The real expansion in aerial reconnaissance occurred in 1976 and 1977, two very dry summers that can now been seen as better than average years for cropmark formation. In 1976 RCAHMS commenced its aerial survey programme, following exploratory flights in 1975, and in 1977 Ian Shepherd and Ian Ralston initiated the Aberdeen Aerial Surveys (AAS). The initial focus of both survey programmes, supported from Central Government (Scottish Development Department), lay in exploring arable areas for plough-levelled monuments visible as differential cropmarking, but they soon expanded to take in upland areas (Cowley 2005). Both surveys have continued on an annual basis, though at the time of writing (2011) the future of AAS is unclear with the retirement of Moira Grieg. The remit of RCAHMS is national though until the early 2000s an emphasis on the south and east is evident, while AAS focused on the north-east, extending along the Moray Plain and overlapping considerably with RCAHMS in Angus. These sustained survey programmes were supplemented by regional fliers, often partly sponsored by SDD and later RCAHMS grants, who flew particular areas of interest. The main period of activity of the ‘sponsored fliers’ was from the mid 1980s to the mid 1990s, after which progressive difficulties in resourcing (time and funds) and tightening up of regulations for aerial survey by the Civil Aviation Authority saw this contribution to flying wither to virtually nothing.
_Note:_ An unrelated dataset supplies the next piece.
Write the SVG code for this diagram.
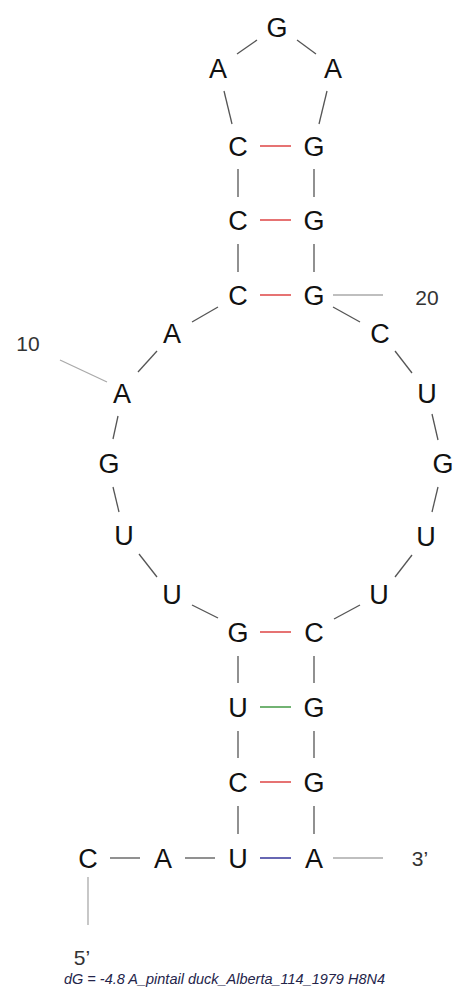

The contraction of regional fliers has been offset to some degree by RCAHMS expanding its remit to become truly national, ensuring that coverage extended to all areas practicable in a single engine aircraft, and occasionally employing helicopters.
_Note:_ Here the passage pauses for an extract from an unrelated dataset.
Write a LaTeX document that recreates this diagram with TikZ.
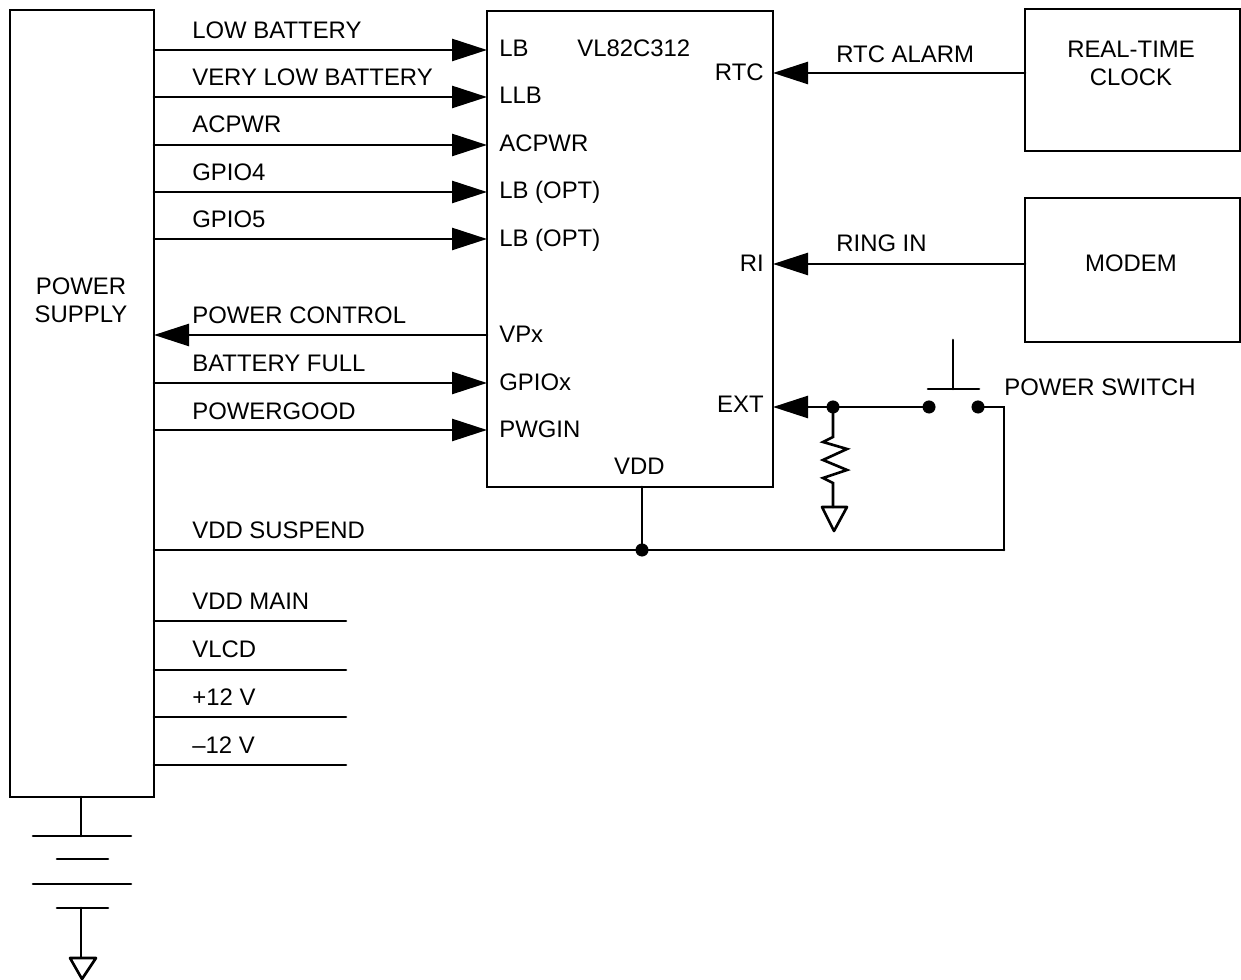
\documentclass[tikz,border=0pt]{standalone}
\usepackage{fontspec}
\setmainfont{Liberation Sans}
\usepackage{tkz-euclide}
\usepackage{tikz}
\usetikzlibrary{arrows.meta}
\tikzset{
    wire/.style={line width=1.5pt},
    arrowwire/.style={line width=1.5pt,-{Triangle[length=0.7cm,width=0.44cm]}},
    blockbox/.style={draw,line width=1.5pt,inner sep=0pt},
    blocktext/.style={align=center,inner sep=0pt,font=\sigfont},
    siglabel/.style={anchor=base west,inner sep=0pt,font=\sigfont},
    pinright/.style={anchor=base east,inner sep=0pt,font=\sigfont},
}
\newcommand{\sigfont}{\fontsize{13.6}{15.9}\selectfont}

\begin{document}
\begin{tikzpicture}[scale=2, rotate=0]
    \useasboundingbox (0,0) rectangle (12.41,9.80);
    % blocks
    \node[blockbox,minimum width=2.88cm,minimum height=15.74cm] (PS) at (0.82,5.765) {};
    \node[blockbox,minimum width=5.72cm,minimum height=9.52cm] (CHIP) at (6.30,7.31) {};
    \node[blockbox,minimum width=4.30cm,minimum height=2.84cm] (RTCK) at (11.325,9.00) {};
    \node[blockbox,minimum width=4.30cm,minimum height=2.88cm] (MODEM) at (11.325,7.10) {};
    \node[blocktext] (pstext) at (0.81,6.80) {POWER\\SUPPLY};
    \node[blocktext] (rtctext) at (11.31,9.17) {REAL-TIME\\CLOCK};
    \node[blocktext] (modemtext) at (11.31,7.17) {MODEM};
    % signal lines
    \tkzDefPoints{1.54/9.30/A1,4.87/9.30/B1,1.54/8.83/A2,4.87/8.83/B2,1.54/8.35/A3,4.87/8.35/B3}
    \tkzDefPoints{1.54/7.88/A4,4.87/7.88/B4,1.54/7.41/A5,4.87/7.41/B5}
    \tkzDefPoints{1.54/6.45/A6,4.87/6.45/B6,1.54/5.97/A7,4.87/5.97/B7,1.54/5.50/A8,4.87/5.50/B8}
    \tkzDefPoints{7.73/9.07/C1,10.25/9.07/D1,7.73/7.16/C2,10.25/7.16/D2,7.73/5.73/C3}
    \tkzDefPoints{8.33/5.73/J,9.29/5.73/S,9.78/5.73/T,10.04/5.73/U,10.04/4.30/V}
    \tkzDefPoints{1.54/4.30/W,6.42/4.30/K,6.42/4.93/L}
    \tkzDefPoints{1.54/3.59/E1,3.46/3.59/F1,1.54/3.10/E2,3.46/3.10/F2,1.54/2.63/E3,3.46/2.63/F3,1.54/2.15/E4,3.46/2.15/F4}
    \tkzDrawSegments[arrowwire](A1,B1 A2,B2 A3,B3 A4,B4 A5,B5)
    \tkzDrawSegments[arrowwire](B6,A6 A7,B7 A8,B8)
    \tkzDrawSegments[arrowwire](D1,C1 D2,C2 J,C3)
    \tkzDrawSegments[wire](J,S L,K W,V)
    \tkzDrawPolySeg[wire](T,U,V)
    \tkzDrawSegments[wire](E1,F1 E2,F2 E3,F3 E4,F4)
    % switch
    \tkzDefPoints{9.28/5.91/G,9.79/5.91/H,9.53/5.91/M,9.53/6.40/N}
    \tkzDrawSegments[wire](G,H M,N)
    \tkzDrawPoints[fill=black,color=black,size=7](J,S,T,K)
    % resistor and ground
    \tkzDefPoints{8.33/5.43/R0,8.23/5.38/R1,8.47/5.31/R2,8.23/5.20/R3,8.47/5.10/R4,8.23/5.02/R5,8.33/4.97/R6}
    \tkzDefPoints{8.33/4.73/R7,8.22/4.73/Q1,8.47/4.73/Q2,8.34/4.49/Q3}
    \tkzDrawPolySeg[wire](J,R0,R1,R2,R3,R4,R5,R6,R7)
    \tkzDrawPolygon[wire](Q1,Q2,Q3)
    % battery
    \tkzDefPoints{0.81/1.83/P0,0.81/1.44/P1,0.33/1.44/P2,1.31/1.44/P3,0.57/1.21/P4,1.08/1.21/P5}
    \tkzDefPoints{0.33/0.96/P6,1.31/0.96/P7,0.57/0.72/P8,1.08/0.72/P9,0.81/0.72/P10,0.81/0.23/P11}
    \tkzDefPoints{0.70/0.22/Y1,0.96/0.22/Y2,0.82/0.01/Y3}
    \tkzDrawSegments[wire](P0,P1 P2,P3 P4,P5 P6,P7 P8,P9 P10,P11)
    \tkzDrawPolygon[wire](Y1,Y2,Y3)
    % left labels
    \node[siglabel] (lowbat) at (1.92,9.41) {LOW BATTERY};
    \node[siglabel] (vlowbat) at (1.92,8.94) {VERY LOW BATTERY};
    \node[siglabel] (acpwr) at (1.92,8.47) {ACPWR};
    \node[siglabel] (gpiofour) at (1.92,7.99) {GPIO4};
    \node[siglabel] (gpiofive) at (1.92,7.52) {GPIO5};
    \node[siglabel] (pwrctl) at (1.92,6.56) {POWER CONTROL};
    \node[siglabel] (batfull) at (1.92,6.08) {BATTERY FULL};
    \node[siglabel] (pwrgood) at (1.92,5.60) {POWERGOOD};
    \node[siglabel] (vddsus) at (1.92,4.41) {VDD SUSPEND};
    \node[siglabel] (vddmain) at (1.92,3.70) {VDD MAIN};
    \node[siglabel] (vlcd) at (1.92,3.22) {VLCD};
    \node[siglabel] (ptwelve) at (1.92,2.74) {+12 V};
    \node[siglabel] (mtwelve) at (1.92,2.26) {–12 V};
    % chip pins
    \node[siglabel] (pinlb) at (4.99,9.23) {LB};
    \node[siglabel] (chipname) at (5.77,9.23) {VL82C312};
    \node[siglabel] (pinllb) at (4.99,8.76) {LLB};
    \node[siglabel] (pinac) at (4.99,8.28) {ACPWR};
    \node[siglabel] (pinopta) at (4.99,7.81) {LB (OPT)};
    \node[siglabel] (pinoptb) at (4.99,7.33) {LB (OPT)};
    \node[siglabel] (pinvpx) at (4.99,6.37) {VPx};
    \node[siglabel] (pingpio) at (4.99,5.89) {GPIOx};
    \node[siglabel] (pinpwg) at (4.99,5.42) {PWGIN};
    \node[pinright] (pinrtc) at (7.64,8.99) {RTC};
    \node[pinright] (pinri) at (7.64,7.08) {RI};
    \node[pinright] (pinext) at (7.64,5.67) {EXT};
    \node[pinright] (pinvdd) at (6.65,5.05) {VDD};
    % right labels
    \node[siglabel] (rtcalarm) at (8.36,9.17) {RTC ALARM};
    \node[siglabel] (ringin) at (8.36,7.28) {RING IN};
    \node[siglabel] (pwrsw) at (10.04,5.84) {POWER SWITCH};
\end{tikzpicture}
\end{document}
These processes have placed many thousands of sites on record, especially in lowland areas, and these are now embedded in management policies (i.e. scheduling) and in academic discourse. However, throughout there has been a sustained emphasis on data collection, and relatively little analysis or publication of the results took place until the last 10-15 years (below). Indeed, in the early years many sites were added to the RCAHMS database with generic classifications, such as ‘enclosure’ or ‘cropmark’, on the rationale that with more information would come more reliable classifications. Predictably, the sheer mass of cropmark information that rapidly accrued soon ensured that any review of the generic classifications would be a daunting task. However, with the appointment of an Aerial Survey Mapping Manger to RCAHMS in 2005 (Kevin Macleod) the systematic mapping and classification of cropmarked sites is now underway.For example, detailed mapping of the Antonine Wall, undertaken as part of its nomination as a World Heritage Site, included the reinterpretation and mapping of the aerial photographic record. Reliable interpretation and accurate mapping was critical to the success of the nomination and the information gathered is actively used in management (Jones and McKeague 2011).
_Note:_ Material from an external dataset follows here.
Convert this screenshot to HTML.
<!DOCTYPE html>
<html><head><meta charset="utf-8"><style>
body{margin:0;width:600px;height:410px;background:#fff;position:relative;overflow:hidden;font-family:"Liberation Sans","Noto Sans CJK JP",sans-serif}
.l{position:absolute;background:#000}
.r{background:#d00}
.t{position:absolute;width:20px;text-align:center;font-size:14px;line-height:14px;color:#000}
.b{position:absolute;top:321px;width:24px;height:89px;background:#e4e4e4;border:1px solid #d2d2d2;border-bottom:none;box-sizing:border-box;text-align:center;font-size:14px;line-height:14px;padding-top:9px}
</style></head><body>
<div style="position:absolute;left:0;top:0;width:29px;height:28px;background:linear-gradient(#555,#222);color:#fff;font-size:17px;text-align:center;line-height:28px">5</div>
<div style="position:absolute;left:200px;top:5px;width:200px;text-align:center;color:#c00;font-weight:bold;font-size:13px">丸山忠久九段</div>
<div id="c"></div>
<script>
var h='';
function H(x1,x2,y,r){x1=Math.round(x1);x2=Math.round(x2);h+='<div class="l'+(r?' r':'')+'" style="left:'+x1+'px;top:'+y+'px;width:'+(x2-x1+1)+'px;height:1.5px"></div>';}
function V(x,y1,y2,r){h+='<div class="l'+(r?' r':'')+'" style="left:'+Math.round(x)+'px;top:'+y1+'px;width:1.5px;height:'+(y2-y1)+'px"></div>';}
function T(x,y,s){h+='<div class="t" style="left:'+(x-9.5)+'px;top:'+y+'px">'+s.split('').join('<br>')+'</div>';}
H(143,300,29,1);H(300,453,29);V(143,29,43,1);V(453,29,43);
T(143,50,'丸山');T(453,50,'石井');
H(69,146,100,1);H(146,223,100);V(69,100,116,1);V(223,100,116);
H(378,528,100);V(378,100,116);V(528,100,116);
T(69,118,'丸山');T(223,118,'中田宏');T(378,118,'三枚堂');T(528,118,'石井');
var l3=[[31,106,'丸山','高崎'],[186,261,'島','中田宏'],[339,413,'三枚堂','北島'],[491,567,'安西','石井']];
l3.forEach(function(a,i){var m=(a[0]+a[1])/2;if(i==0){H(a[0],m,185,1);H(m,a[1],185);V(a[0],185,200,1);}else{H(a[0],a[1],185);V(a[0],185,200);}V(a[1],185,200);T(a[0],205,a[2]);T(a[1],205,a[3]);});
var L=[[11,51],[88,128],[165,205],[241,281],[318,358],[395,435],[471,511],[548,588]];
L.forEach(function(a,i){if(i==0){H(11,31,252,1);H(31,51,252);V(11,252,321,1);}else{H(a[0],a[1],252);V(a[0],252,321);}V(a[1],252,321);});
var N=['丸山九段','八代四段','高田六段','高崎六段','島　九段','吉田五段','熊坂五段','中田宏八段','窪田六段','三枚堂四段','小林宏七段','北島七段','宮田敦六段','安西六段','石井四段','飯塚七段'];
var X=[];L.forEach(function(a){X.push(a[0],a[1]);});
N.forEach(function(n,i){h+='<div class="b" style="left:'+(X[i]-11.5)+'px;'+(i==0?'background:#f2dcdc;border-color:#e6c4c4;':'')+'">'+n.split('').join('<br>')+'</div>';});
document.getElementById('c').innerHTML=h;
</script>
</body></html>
The analysis of the results has still some way to go, although the last 15 years has seen considerable developments. The publication of Roman material, principally by St Joseph, David Wilson and Gordon Maxwell, led the way for many years, supplemented by a few general papers(e.g Maxwell 1978, 1983, 1987), the RCAHMS publication on south-east Perth (RCAHMS 1994) and Lesley Macinnes’ PhD (1983). More recently a series of thematic PhD’s have been completed drawing principally on aerial information, namely Brophy (cursus monuments – 1999), Jones (Roman Temporary Camps – 2006) and Millican (Neolithic Pit-defined monuments – 2009). In tandem, a series of publications have addressed regional patterns (Cowley and Brophy 2001, Cowley 2008, 2009a), other specific themes (e.g. long cists – Cowley 2009b; maritime landscapes – Cowley and Martin 2011) and reflected on best practice (Cowley 2002 , Cowley and Dickson 2007, Jones 2005, Cowley and Gilmour 2003, 2005), addressing criticism of survey bias identified elsewhere (Hanson and Macinnes 1991).
Research capacity
Scotland has an international holding of aerial photographs, numbering many millions and covering large parts of the globe. The Scottish material is also substantial adding up to over 1.5 million images, spanning the period since 1946, and this represents a barely-tapped research resource. The PhD research projects already undertaken (above) demonstrate the potential of these resources. With the imminent release of aerial mapping data through web-mapping services this will be accessible, though access to other parts of the collection and digital browsing facilities are not all they might be.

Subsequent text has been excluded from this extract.